> **DATASET EXCERPT**
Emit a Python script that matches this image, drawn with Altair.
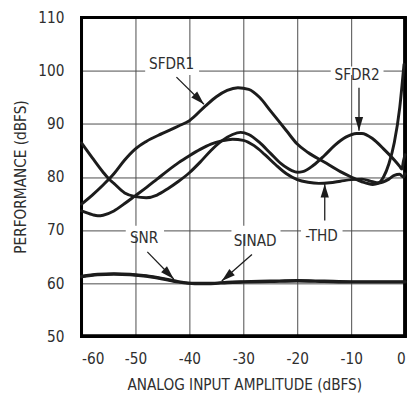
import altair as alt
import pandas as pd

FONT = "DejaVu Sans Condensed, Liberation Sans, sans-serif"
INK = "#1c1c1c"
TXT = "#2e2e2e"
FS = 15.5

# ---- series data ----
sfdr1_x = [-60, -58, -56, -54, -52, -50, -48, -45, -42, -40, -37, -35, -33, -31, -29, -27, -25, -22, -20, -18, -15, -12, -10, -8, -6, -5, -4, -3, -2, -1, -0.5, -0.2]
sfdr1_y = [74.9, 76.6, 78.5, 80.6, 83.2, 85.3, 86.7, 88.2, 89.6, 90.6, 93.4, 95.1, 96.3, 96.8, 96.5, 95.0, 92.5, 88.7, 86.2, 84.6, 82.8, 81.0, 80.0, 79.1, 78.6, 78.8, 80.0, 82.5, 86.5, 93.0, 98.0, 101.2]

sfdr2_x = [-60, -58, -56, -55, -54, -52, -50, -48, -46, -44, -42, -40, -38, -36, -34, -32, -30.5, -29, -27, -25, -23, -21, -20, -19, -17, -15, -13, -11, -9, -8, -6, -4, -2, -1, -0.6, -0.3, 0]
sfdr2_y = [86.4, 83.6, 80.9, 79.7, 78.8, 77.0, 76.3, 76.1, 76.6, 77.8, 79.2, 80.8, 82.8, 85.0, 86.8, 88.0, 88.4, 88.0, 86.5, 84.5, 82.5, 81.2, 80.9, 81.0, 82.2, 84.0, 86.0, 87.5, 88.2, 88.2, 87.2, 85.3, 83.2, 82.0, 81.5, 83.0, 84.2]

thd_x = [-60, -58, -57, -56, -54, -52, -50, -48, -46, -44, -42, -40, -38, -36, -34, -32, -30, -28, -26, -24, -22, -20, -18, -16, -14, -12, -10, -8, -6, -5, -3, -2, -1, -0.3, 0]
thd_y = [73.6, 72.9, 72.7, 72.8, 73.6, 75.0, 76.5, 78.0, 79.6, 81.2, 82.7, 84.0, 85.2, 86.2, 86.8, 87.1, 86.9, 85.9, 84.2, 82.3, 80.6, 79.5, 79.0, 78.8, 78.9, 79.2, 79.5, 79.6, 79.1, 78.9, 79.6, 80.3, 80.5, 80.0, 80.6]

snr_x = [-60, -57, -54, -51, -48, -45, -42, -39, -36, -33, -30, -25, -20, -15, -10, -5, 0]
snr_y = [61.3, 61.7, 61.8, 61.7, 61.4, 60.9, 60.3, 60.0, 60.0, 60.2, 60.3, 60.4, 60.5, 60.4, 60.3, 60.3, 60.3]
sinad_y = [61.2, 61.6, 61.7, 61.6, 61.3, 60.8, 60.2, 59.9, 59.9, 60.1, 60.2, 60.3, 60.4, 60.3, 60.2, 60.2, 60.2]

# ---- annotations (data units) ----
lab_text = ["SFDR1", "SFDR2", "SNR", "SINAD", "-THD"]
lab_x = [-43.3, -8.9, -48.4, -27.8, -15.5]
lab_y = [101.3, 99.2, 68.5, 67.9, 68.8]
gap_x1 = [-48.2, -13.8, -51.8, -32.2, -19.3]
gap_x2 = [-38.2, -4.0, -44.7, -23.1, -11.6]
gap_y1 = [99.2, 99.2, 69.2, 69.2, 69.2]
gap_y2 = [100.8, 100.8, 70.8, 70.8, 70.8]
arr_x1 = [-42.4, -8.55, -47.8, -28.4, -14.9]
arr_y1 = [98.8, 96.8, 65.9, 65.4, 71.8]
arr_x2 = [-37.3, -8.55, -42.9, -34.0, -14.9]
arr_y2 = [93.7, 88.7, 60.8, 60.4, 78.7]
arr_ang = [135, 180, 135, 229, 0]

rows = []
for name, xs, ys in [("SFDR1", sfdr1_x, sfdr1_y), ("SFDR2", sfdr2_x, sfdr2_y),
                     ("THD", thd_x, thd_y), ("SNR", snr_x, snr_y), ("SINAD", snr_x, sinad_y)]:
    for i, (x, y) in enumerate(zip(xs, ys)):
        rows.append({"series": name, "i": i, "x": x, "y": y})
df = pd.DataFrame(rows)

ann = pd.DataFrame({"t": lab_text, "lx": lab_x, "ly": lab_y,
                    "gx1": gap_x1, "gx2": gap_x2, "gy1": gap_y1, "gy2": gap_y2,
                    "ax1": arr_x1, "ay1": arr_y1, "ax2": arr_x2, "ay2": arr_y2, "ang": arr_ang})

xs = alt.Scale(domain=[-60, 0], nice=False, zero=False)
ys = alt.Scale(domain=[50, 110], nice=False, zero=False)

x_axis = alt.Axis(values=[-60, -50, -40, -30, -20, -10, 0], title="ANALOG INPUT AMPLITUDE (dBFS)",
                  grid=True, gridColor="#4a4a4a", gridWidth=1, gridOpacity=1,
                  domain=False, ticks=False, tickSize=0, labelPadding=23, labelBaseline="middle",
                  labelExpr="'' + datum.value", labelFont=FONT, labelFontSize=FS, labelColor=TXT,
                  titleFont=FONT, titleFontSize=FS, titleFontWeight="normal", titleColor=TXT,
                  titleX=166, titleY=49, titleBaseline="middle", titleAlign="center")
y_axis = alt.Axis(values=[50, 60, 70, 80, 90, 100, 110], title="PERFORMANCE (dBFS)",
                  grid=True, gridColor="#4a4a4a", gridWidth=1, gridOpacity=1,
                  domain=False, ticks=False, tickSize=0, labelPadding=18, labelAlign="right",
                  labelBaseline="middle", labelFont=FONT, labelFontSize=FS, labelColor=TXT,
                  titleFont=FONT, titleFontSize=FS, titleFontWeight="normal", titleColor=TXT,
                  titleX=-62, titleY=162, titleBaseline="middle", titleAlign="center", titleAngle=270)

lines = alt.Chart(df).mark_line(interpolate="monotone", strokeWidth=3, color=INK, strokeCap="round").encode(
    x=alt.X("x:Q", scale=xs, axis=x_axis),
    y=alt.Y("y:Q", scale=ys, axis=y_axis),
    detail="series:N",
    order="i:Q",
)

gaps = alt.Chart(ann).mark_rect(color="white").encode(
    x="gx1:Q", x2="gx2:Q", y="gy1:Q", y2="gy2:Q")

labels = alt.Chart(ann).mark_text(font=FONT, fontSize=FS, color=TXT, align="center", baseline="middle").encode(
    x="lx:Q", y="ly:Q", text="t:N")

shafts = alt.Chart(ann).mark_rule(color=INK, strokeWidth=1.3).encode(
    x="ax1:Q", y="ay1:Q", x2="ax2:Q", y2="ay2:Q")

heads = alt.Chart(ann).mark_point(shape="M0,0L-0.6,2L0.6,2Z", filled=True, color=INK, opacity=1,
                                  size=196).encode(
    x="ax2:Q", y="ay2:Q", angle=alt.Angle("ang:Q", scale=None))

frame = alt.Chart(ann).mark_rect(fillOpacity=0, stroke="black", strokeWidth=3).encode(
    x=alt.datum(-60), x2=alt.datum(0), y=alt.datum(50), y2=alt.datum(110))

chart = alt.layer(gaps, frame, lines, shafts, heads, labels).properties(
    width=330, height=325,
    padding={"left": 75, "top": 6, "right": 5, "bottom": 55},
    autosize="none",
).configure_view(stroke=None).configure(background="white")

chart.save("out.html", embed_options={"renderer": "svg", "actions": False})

> **EXERCISE TASK**
Your task is to repeat the data above exactly while excluding the pictures.

> **TASK RESULT**
Emit a Python script that matches this image, drawn with Altair.
import altair as alt
import pandas as pd

FONT = "DejaVu Sans Condensed, Liberation Sans, sans-serif"
INK = "#1c1c1c"
TXT = "#2e2e2e"
FS = 15.5

# ---- series data ----
sfdr1_x = [-60, -58, -56, -54, -52, -50, -48, -45, -42, -40, -37, -35, -33, -31, -29, -27, -25, -22, -20, -18, -15, -12, -10, -8, -6, -5, -4, -3, -2, -1, -0.5, -0.2]
sfdr1_y = [74.9, 76.6, 78.5, 80.6, 83.2, 85.3, 86.7, 88.2, 89.6, 90.6, 93.4, 95.1, 96.3, 96.8, 96.5, 95.0, 92.5, 88.7, 86.2, 84.6, 82.8, 81.0, 80.0, 79.1, 78.6, 78.8, 80.0, 82.5, 86.5, 93.0, 98.0, 101.2]

sfdr2_x = [-60, -58, -56, -55, -54, -52, -50, -48, -46, -44, -42, -40, -38, -36, -34, -32, -30.5, -29, -27, -25, -23, -21, -20, -19, -17, -15, -13, -11, -9, -8, -6, -4, -2, -1, -0.6, -0.3, 0]
sfdr2_y = [86.4, 83.6, 80.9, 79.7, 78.8, 77.0, 76.3, 76.1, 76.6, 77.8, 79.2, 80.8, 82.8, 85.0, 86.8, 88.0, 88.4, 88.0, 86.5, 84.5, 82.5, 81.2, 80.9, 81.0, 82.2, 84.0, 86.0, 87.5, 88.2, 88.2, 87.2, 85.3, 83.2, 82.0, 81.5, 83.0, 84.2]

thd_x = [-60, -58, -57, -56, -54, -52, -50, -48, -46, -44, -42, -40, -38, -36, -34, -32, -30, -28, -26, -24, -22, -20, -18, -16, -14, -12, -10, -8, -6, -5, -3, -2, -1, -0.3, 0]
thd_y = [73.6, 72.9, 72.7, 72.8, 73.6, 75.0, 76.5, 78.0, 79.6, 81.2, 82.7, 84.0, 85.2, 86.2, 86.8, 87.1, 86.9, 85.9, 84.2, 82.3, 80.6, 79.5, 79.0, 78.8, 78.9, 79.2, 79.5, 79.6, 79.1, 78.9, 79.6, 80.3, 80.5, 80.0, 80.6]

snr_x = [-60, -57, -54, -51, -48, -45, -42, -39, -36, -33, -30, -25, -20, -15, -10, -5, 0]
snr_y = [61.3, 61.7, 61.8, 61.7, 61.4, 60.9, 60.3, 60.0, 60.0, 60.2, 60.3, 60.4, 60.5, 60.4, 60.3, 60.3, 60.3]
sinad_y = [61.2, 61.6, 61.7, 61.6, 61.3, 60.8, 60.2, 59.9, 59.9, 60.1, 60.2, 60.3, 60.4, 60.3, 60.2, 60.2, 60.2]

# ---- annotations (data units) ----
lab_text = ["SFDR1", "SFDR2", "SNR", "SINAD", "-THD"]
lab_x = [-43.3, -8.9, -48.4, -27.8, -15.5]
lab_y = [101.3, 99.2, 68.5, 67.9, 68.8]
gap_x1 = [-48.2, -13.8, -51.8, -32.2, -19.3]
gap_x2 = [-38.2, -4.0, -44.7, -23.1, -11.6]
gap_y1 = [99.2, 99.2, 69.2, 69.2, 69.2]
gap_y2 = [100.8, 100.8, 70.8, 70.8, 70.8]
arr_x1 = [-42.4, -8.55, -47.8, -28.4, -14.9]
arr_y1 = [98.8, 96.8, 65.9, 65.4, 71.8]
arr_x2 = [-37.3, -8.55, -42.9, -34.0, -14.9]
arr_y2 = [93.7, 88.7, 60.8, 60.4, 78.7]
arr_ang = [135, 180, 135, 229, 0]

rows = []
for name, xs, ys in [("SFDR1", sfdr1_x, sfdr1_y), ("SFDR2", sfdr2_x, sfdr2_y),
                     ("THD", thd_x, thd_y), ("SNR", snr_x, snr_y), ("SINAD", snr_x, sinad_y)]:
    for i, (x, y) in enumerate(zip(xs, ys)):
        rows.append({"series": name, "i": i, "x": x, "y": y})
df = pd.DataFrame(rows)

ann = pd.DataFrame({"t": lab_text, "lx": lab_x, "ly": lab_y,
                    "gx1": gap_x1, "gx2": gap_x2, "gy1": gap_y1, "gy2": gap_y2,
                    "ax1": arr_x1, "ay1": arr_y1, "ax2": arr_x2, "ay2": arr_y2, "ang": arr_ang})

xs = alt.Scale(domain=[-60, 0], nice=False, zero=False)
ys = alt.Scale(domain=[50, 110], nice=False, zero=False)

x_axis = alt.Axis(values=[-60, -50, -40, -30, -20, -10, 0], title="ANALOG INPUT AMPLITUDE (dBFS)",
                  grid=True, gridColor="#4a4a4a", gridWidth=1, gridOpacity=1,
                  domain=False, ticks=False, tickSize=0, labelPadding=23, labelBaseline="middle",
                  labelExpr="'' + datum.value", labelFont=FONT, labelFontSize=FS, labelColor=TXT,
                  titleFont=FONT, titleFontSize=FS, titleFontWeight="normal", titleColor=TXT,
                  titleX=166, titleY=49, titleBaseline="middle", titleAlign="center")
y_axis = alt.Axis(values=[50, 60, 70, 80, 90, 100, 110], title="PERFORMANCE (dBFS)",
                  grid=True, gridColor="#4a4a4a", gridWidth=1, gridOpacity=1,
                  domain=False, ticks=False, tickSize=0, labelPadding=18, labelAlign="right",
                  labelBaseline="middle", labelFont=FONT, labelFontSize=FS, labelColor=TXT,
                  titleFont=FONT, titleFontSize=FS, titleFontWeight="normal", titleColor=TXT,
                  titleX=-62, titleY=162, titleBaseline="middle", titleAlign="center", titleAngle=270)

lines = alt.Chart(df).mark_line(interpolate="monotone", strokeWidth=3, color=INK, strokeCap="round").encode(
    x=alt.X("x:Q", scale=xs, axis=x_axis),
    y=alt.Y("y:Q", scale=ys, axis=y_axis),
    detail="series:N",
    order="i:Q",
)

gaps = alt.Chart(ann).mark_rect(color="white").encode(
    x="gx1:Q", x2="gx2:Q", y="gy1:Q", y2="gy2:Q")

labels = alt.Chart(ann).mark_text(font=FONT, fontSize=FS, color=TXT, align="center", baseline="middle").encode(
    x="lx:Q", y="ly:Q", text="t:N")

shafts = alt.Chart(ann).mark_rule(color=INK, strokeWidth=1.3).encode(
    x="ax1:Q", y="ay1:Q", x2="ax2:Q", y2="ay2:Q")

heads = alt.Chart(ann).mark_point(shape="M0,0L-0.6,2L0.6,2Z", filled=True, color=INK, opacity=1,
                                  size=196).encode(
    x="ax2:Q", y="ay2:Q", angle=alt.Angle("ang:Q", scale=None))

frame = alt.Chart(ann).mark_rect(fillOpacity=0, stroke="black", strokeWidth=3).encode(
    x=alt.datum(-60), x2=alt.datum(0), y=alt.datum(50), y2=alt.datum(110))

chart = alt.layer(gaps, frame, lines, shafts, heads, labels).properties(
    width=330, height=325,
    padding={"left": 75, "top": 6, "right": 5, "bottom": 55},
    autosize="none",
).configure_view(stroke=None).configure(background="white")

chart.save("out.html", embed_options={"renderer": "svg", "actions": False})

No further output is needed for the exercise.